The wheel with 4 or 5 conical holes fitting simultaneously is a different can of worms.

Evan Janeshewski

Axymetrix Quality Engineering Inc.

http://www.axymetrix.ca

 

[CheckerHater]

The wheel with 4 or 5 conical holes fitting simultaneously is a different can of worms.

This is what I find the most disturbing.
People were making wheels and bolting them to the cars/carts before GD&T was invented.
And yet in 21st century part that is produced literally by millions for several decades is still considered nuisance, can of worms, etc. Isn’t that a shame that we can figure the way how to make and inspect part, we just cannot figure out how to draw in on the piece of paper?
Is it just me thinking that today’s GD&T is suffering from severe disconnect from reality?
This is definitely subject for separate thread, but could it be the reason for today’s slow rate of GD&T adoption?
Sorry, this isn’t Friday yet; I must be getting grumpy ahead of time.

 

[pmarc]

And what is really the problem with GD&T in case of a car wheel?

 

[axym]

The difficulty that I see with the wheel is that the 5 conical holes center on the 5 fasteners simultaneously. In order for this to happen, something has to give (deform or bend) and act as a non-rigid part. This goes beyond the default Y14.5 assumption of perfect rigidity. So it can be difficult to establish a DRF on the 5-hole pattern in a way that will duplicate the final assembly condition, without actually mounting it physically. Even then, the final DRF will depend on the exact geometry of the mating part or gage. There is some unpredictability there, and some sort of averaging or approximation is often used.

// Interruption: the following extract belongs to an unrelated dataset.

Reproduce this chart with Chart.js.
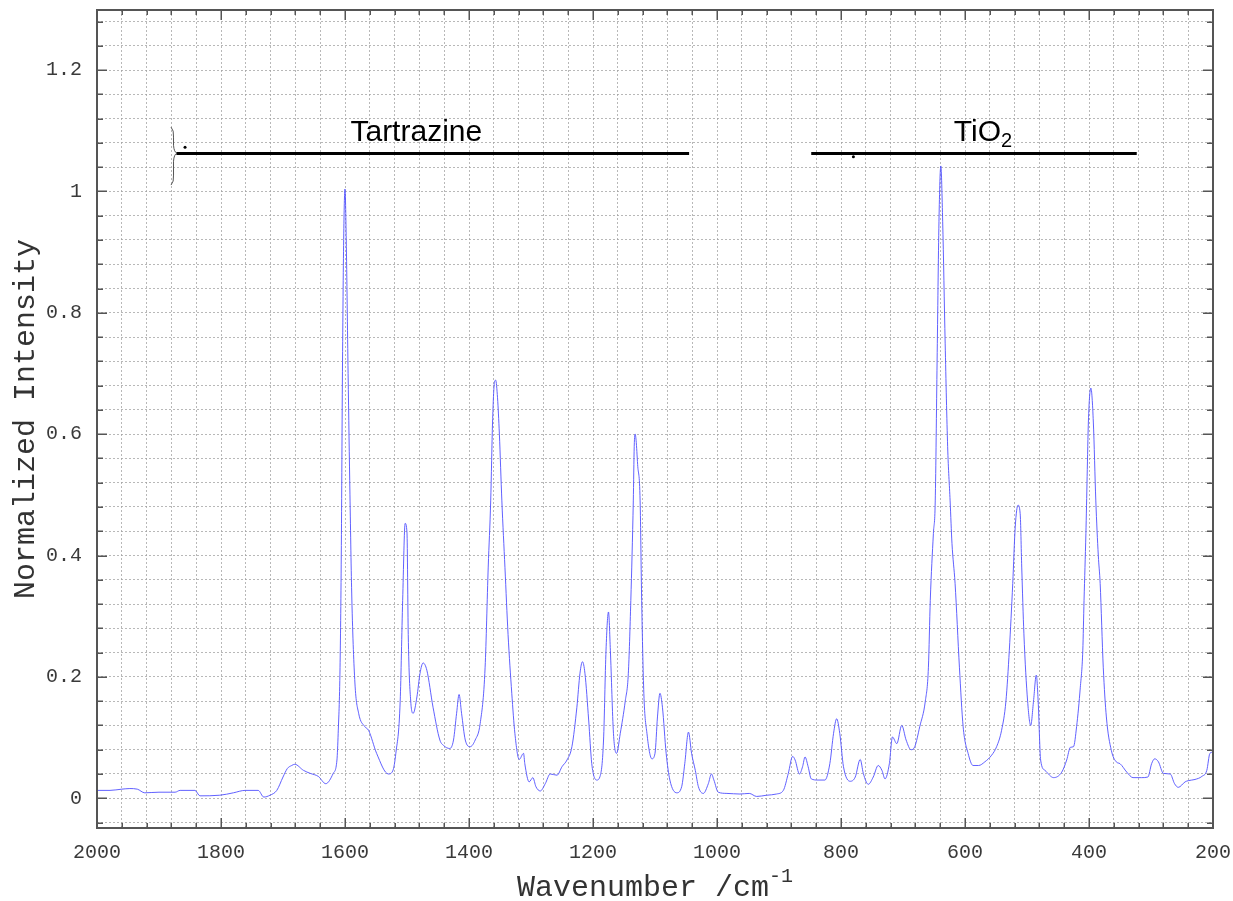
<!DOCTYPE html>
<html><head><meta charset="utf-8">
<script src="https://cdn.jsdelivr.net/npm/chart.js@4.4.0/dist/chart.umd.min.js"></script>
<style>html,body{margin:0;padding:0;background:#fff}#wrap{width:1233px;height:901px;position:relative}</style>
</head><body><div id="wrap"><canvas id="c" width="1233" height="901"></canvas></div>
<script>
// ---- data ----
const wavenumbers = [
2000,1979,1960,1947,1935,1923,1900,1874,1866,1842,1834,1802,1780,1761,1740,1731,1721,1710,1700,1693,
1686,1681,1667,1656,1643,1631,1619,1613,1611,1608,1606,1604,1602,1600,1598,1595,1592,1589,1584,1578,
1568,1562,1549,1530,1523,1518,1511,1507,1503,1500,1498,1494,1490,1484,1479,1474,1468,1458,1447,1441,
1431,1425,1420,1416,1412,1406,1398,1390,1382,1374,1369,1365,1362,1359,1357,1354,1351,1347,1342,1337,
1331,1326,1319,1312,1310,1303,1297,1292,1285,1277,1269,1258,1250,1242,1234,1226,1221,1217,1213,1207,
1202,1194,1189,1183,1179,1175,1172,1167,1162,1156,1148,1143,1139,1135,1133.5,1132,1130.5,1128,1124,1121.5,
1118,1113,1105,1100,1096,1092,1088,1082,1076,1065,1057,1052,1046,1041,1035,1030,1022,1014,1009,1005,
998,984,963,948,936,920,904,893,885,878,874,867,862,858,853,848,837,826,818,812,
807,802,796,785,777,769,764,756,748,740,734,729,722,717,710,702,695,687,681,673,
664,659,656,651,648,645,642,639,636,632,628,624,621,616,609,603,595,587,578,568,
557,549,541,534,528.5,523,519,514.5,511,508.5,505,499,494,489.5,485,482,478,471,457,444,
436,430,425,420,414,410,408,405,403,401,397,393,389,385,382,377,372,364,356,350,
339,329,315,305,299,294,288,280,269,262,256,245,240,229,218,210,205,200
];
const intensity = [
0.013,0.013,0.015,0.016,0.015,0.009,0.010,0.010,0.013,0.013,0.004,0.005,0.009,0.013,0.013,0.002,0.005,0.013,0.035,0.049,
0.054,0.056,0.046,0.041,0.036,0.024,0.041,0.063,0.107,0.216,0.40,0.72,0.93,1.004,0.92,0.70,0.50,0.33,0.19,0.14,
0.118,0.112,0.074,0.040,0.045,0.074,0.16,0.326,0.453,0.437,0.27,0.16,0.14,0.167,0.206,0.223,0.211,0.15,0.096,0.087,
0.082,0.096,0.14,0.171,0.14,0.096,0.085,0.096,0.123,0.216,0.381,0.49,0.62,0.685,0.689,0.66,0.60,0.49,0.38,0.27,
0.173,0.107,0.064,0.074,0.057,0.027,0.034,0.019,0.012,0.024,0.040,0.038,0.052,0.063,0.085,0.15,0.206,0.225,0.206,0.129,
0.057,0.030,0.035,0.096,0.244,0.307,0.244,0.107,0.074,0.107,0.16,0.206,0.326,0.49,0.58,0.60,0.59,0.55,0.49,0.326,
0.173,0.107,0.065,0.074,0.134,0.173,0.15,0.074,0.030,0.009,0.019,0.057,0.109,0.074,0.046,0.019,0.008,0.024,0.040,0.030,
0.010,0.008,0.007,0.008,0.003,0.005,0.007,0.013,0.041,0.069,0.063,0.040,0.052,0.068,0.052,0.032,0.030,0.030,0.057,0.107,
0.131,0.107,0.052,0.028,0.035,0.064,0.041,0.023,0.035,0.054,0.046,0.032,0.057,0.101,0.090,0.120,0.096,0.080,0.085,0.118,
0.16,0.216,0.326,0.436,0.49,0.72,0.95,1.042,0.95,0.75,0.58,0.49,0.42,0.354,0.216,0.118,0.074,0.054,0.054,0.060,
0.071,0.085,0.112,0.16,0.244,0.354,0.447,0.483,0.469,0.381,0.271,0.16,0.12,0.16,0.203,0.16,0.063,0.046,0.034,0.043,
0.063,0.084,0.085,0.118,0.183,0.244,0.326,0.436,0.53,0.62,0.676,0.62,0.49,0.40,0.354,0.216,0.134,0.079,0.060,0.057,
0.043,0.034,0.034,0.035,0.057,0.065,0.060,0.041,0.040,0.024,0.018,0.027,0.029,0.031,0.036,0.046,0.074,0.076
];
const xTickLabels = ['2000','1800','1600','1400','1200','1000','800','600','400','200'];
const yTickLabels = ['0','0.2','0.4','0.6','0.8','1','1.2'];
const bandNames = ['Tartrazine','TiO'];
const bandSubscripts = ['','2'];
const bandStart = [1872, 848];   // cm-1
const bandEnd = [1045, 323];
const bandLevel = 1.063;
const bandLabelAt = [1485, 571];
const markerWn = [1858, 780];
const markerI = [1.073, 1.057];

// ---- ticks ----
const xTicks = []; for (let v = 200; v <= 2000; v += 40) xTicks.push(v);
const yTicks = []; for (let k = -1; k <= 32; k++) yTicks.push(+(k * 0.04).toFixed(2));
const isMult = (v, s) => Math.abs(v / s - Math.round(v / s)) < 1e-6;

const points = wavenumbers.map((w, i) => ({x: w, y: intensity[i]}));
const MONO = "'Liberation Mono', 'DejaVu Sans Mono', monospace";
const SANS = "'Liberation Sans', Arial, sans-serif";

const decor = {
  id: 'decor',
  afterDatasetsDraw(chart) {
    const {ctx, scales: {x, y}} = chart;
    ctx.save();
    ctx.strokeStyle = '#000'; ctx.lineWidth = 3;
    for (let i = 0; i < bandStart.length; i++) {
      const yy = Math.round(y.getPixelForValue(bandLevel)) + 0.5;
      ctx.beginPath();
      ctx.moveTo(x.getPixelForValue(bandStart[i]), yy);
      ctx.lineTo(x.getPixelForValue(bandEnd[i]), yy);
      ctx.stroke();
    }
    ctx.fillStyle = '#000';
    ctx.textBaseline = 'alphabetic';
    for (let i = 0; i < bandNames.length; i++) {
      ctx.font = '30px ' + SANS;
      const w1 = ctx.measureText(bandNames[i]).width;
      ctx.font = '20px ' + SANS;
      const w2 = bandSubscripts[i] ? ctx.measureText(bandSubscripts[i]).width : 0;
      const cx = x.getPixelForValue(bandLabelAt[i]);
      const by = y.getPixelForValue(1.083);
      const left = cx - (w1 + w2) / 2;
      ctx.textAlign = 'left';
      ctx.font = '30px ' + SANS;
      ctx.fillText(bandNames[i], left, by);
      if (bandSubscripts[i]) {
        ctx.font = '20px ' + SANS;
        ctx.fillText(bandSubscripts[i], left + w1, by + 6);
      }
    }
    for (let i = 0; i < markerWn.length; i++) {
      ctx.beginPath();
      ctx.arc(x.getPixelForValue(markerWn[i]), y.getPixelForValue(markerI[i]), 1.5, 0, Math.PI * 2);
      ctx.fill();
    }
    const bx = x.getPixelForValue(1879), tip = x.getPixelForValue(1871);
    const yt = y.getPixelForValue(1.106), ym = y.getPixelForValue(bandLevel), yb = y.getPixelForValue(1.0105);
    ctx.strokeStyle = '#555'; ctx.lineWidth = 1;
    ctx.beginPath();
    ctx.moveTo(bx - 1, yt);
    ctx.quadraticCurveTo(bx + 2, yt + 3, bx + 1.5, yt + 10);
    ctx.lineTo(bx + 1.5, ym - 8);
    ctx.quadraticCurveTo(bx + 2, ym - 1, tip, ym);
    ctx.quadraticCurveTo(bx + 2, ym + 1, bx + 1.5, ym + 8);
    ctx.lineTo(bx + 1.5, yb - 10);
    ctx.quadraticCurveTo(bx + 2, yb - 3, bx - 1, yb);
    ctx.stroke();
    ctx.restore();
  },
  afterDraw(chart) {
    const {ctx, chartArea: a, scales: {x, y}} = chart;
    ctx.save();
    ctx.strokeStyle = '#555'; ctx.lineWidth = 1.5;
    ctx.beginPath();
    xTicks.forEach(v => {
      const px = Math.round(x.getPixelForValue(v)) + 0.25;
      const L = isMult(v, 200) ? 10 : 5;
      ctx.moveTo(px, a.bottom); ctx.lineTo(px, a.bottom - L);
      ctx.moveTo(px, a.top); ctx.lineTo(px, a.top + L);
    });
    yTicks.forEach(v => {
      const py = Math.round(y.getPixelForValue(v)) + 0.25;
      const L = isMult(v, 0.2) ? 10 : 6;
      ctx.moveTo(a.left, py); ctx.lineTo(a.left + L, py);
      ctx.moveTo(a.right, py); ctx.lineTo(a.right - L, py);
    });
    ctx.stroke();
    ctx.lineWidth = 2; ctx.strokeStyle = '#555';
    ctx.strokeRect(a.left, a.top, a.right - a.left, a.bottom - a.top);
    ctx.fillStyle = '#333';
    ctx.textBaseline = 'alphabetic';
    ctx.font = '30px ' + MONO;
    const t1 = 'Wavenumber /cm';
    const w1 = ctx.measureText(t1).width;
    ctx.font = '20px ' + MONO;
    const t2 = '-1';
    const w2 = ctx.measureText(t2).width;
    const cx = (a.left + a.right) / 2;
    const left = cx - (w1 + w2) / 2;
    ctx.textAlign = 'left';
    ctx.font = '30px ' + MONO;
    ctx.fillText(t1, left, 896);
    ctx.font = '20px ' + MONO;
    ctx.fillText(t2, left + w1, 882);
    ctx.save();
    ctx.translate(34, (a.top + a.bottom) / 2);
    ctx.rotate(-Math.PI / 2);
    ctx.textAlign = 'center';
    ctx.font = '30px ' + MONO;
    ctx.fillText('Normalized Intensity', 0, 0);
    ctx.restore();
    ctx.restore();
  }
};

new Chart(document.getElementById('c'), {
  type: 'line',
  data: {
    datasets: [{
      data: points,
      borderColor: 'rgba(80,80,255,0.9)',
      borderWidth: 1,
      pointRadius: 0,
      fill: false,
      cubicInterpolationMode: 'monotone'
    }]
  },
  options: {
    responsive: false,
    animation: false,
    events: [],
    layout: {padding: {top: 10, right: 20, left: 0, bottom: 0}},
    plugins: {legend: {display: false}, tooltip: {enabled: false}},
    scales: {
      x: {
        type: 'linear', reverse: true, min: 200, max: 2000,
        afterBuildTicks: s => { s.ticks = xTicks.map(v => ({value: v})); },
        afterFit: s => { s.height = 73; s.paddingLeft = 0; s.paddingRight = 0; },
        grid: {color: 'rgba(160,160,160,0.75)', lineWidth: 1, drawTicks: false},
        border: {display: false, dash: [2, 2]},
        ticks: {
          autoSkip: false, maxRotation: 0, padding: 13,
          color: '#3a3a3a', font: {family: MONO, size: 20},
          callback: v => isMult(v, 200) ? xTickLabels[Math.round((2000 - v) / 200)] : ''
        }
      },
      y: {
        type: 'linear', min: -0.049, max: 1.299,
        afterBuildTicks: s => { s.ticks = yTicks.map(v => ({value: v})); },
        afterFit: s => { s.width = 97; s.paddingTop = 0; s.paddingBottom = 0; },
        grid: {color: 'rgba(160,160,160,0.75)', lineWidth: 1, drawTicks: false},
        border: {display: false, dash: [2, 2]},
        ticks: {
          autoSkip: false, padding: 15,
          color: '#3a3a3a', font: {family: MONO, size: 20},
          callback: v => (isMult(v, 0.2) && v >= 0 && v <= 1.2001) ? yTickLabels[Math.round(v / 0.2)] : ''
        }
      }
    }
  },
  plugins: [decor]
});
</script>
</body></html>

So it's not that we shouldn't apply GD&T here, it's just a challenging application for DRF establishment.

Evan Janeshewski

Axymetrix Quality Engineering Inc.

http://www.axymetrix.ca

 

[pmarc]

I am probably missing something, but why would one want to establish DRF from a pattern of 4 or 5 or 6 holes and not from center hole in the rim? As far as I understand this is the centering feature.

 

[CheckerHater]

Not on all wheels, especially steel ones.

 

[pmarc]

http://tires.about.com/od/understanding_wheels/a/hub-centric-vs-lug-centric-wheels.htm

 

[CheckerHater]

So the article said that some wheels center on hub and some not.

How is it different from my statement? And how does it help with GD&T issues?

I suspect I will never be able to convince you this way. Apparently you and I were changing tires on different cars, so we have different feelings about it. There are several designs out there. Have you ever seen wheels that are first roughly located by pins mounted to the hub and then bolted down with tapered screws?

Here is another automotive application: truck half-axle being mounted and centered using tapered holes/fasteners. Feel free to deny.

 

[pmarc]

All I was trying to say is that for hub-centric wheels I see no major problems with proper GD&T application.
And I was not challenging your statement in any way.

 

[CheckerHater]

Sorry if my tone was a bit harsh. I am not trying to start a war, just to convince that there is legitimate case. Also, in my understanding FUNCTIONALLY it is conical holes/fasteners that do all the heavy work, holding the weight of the entire vehicle. Just a thought.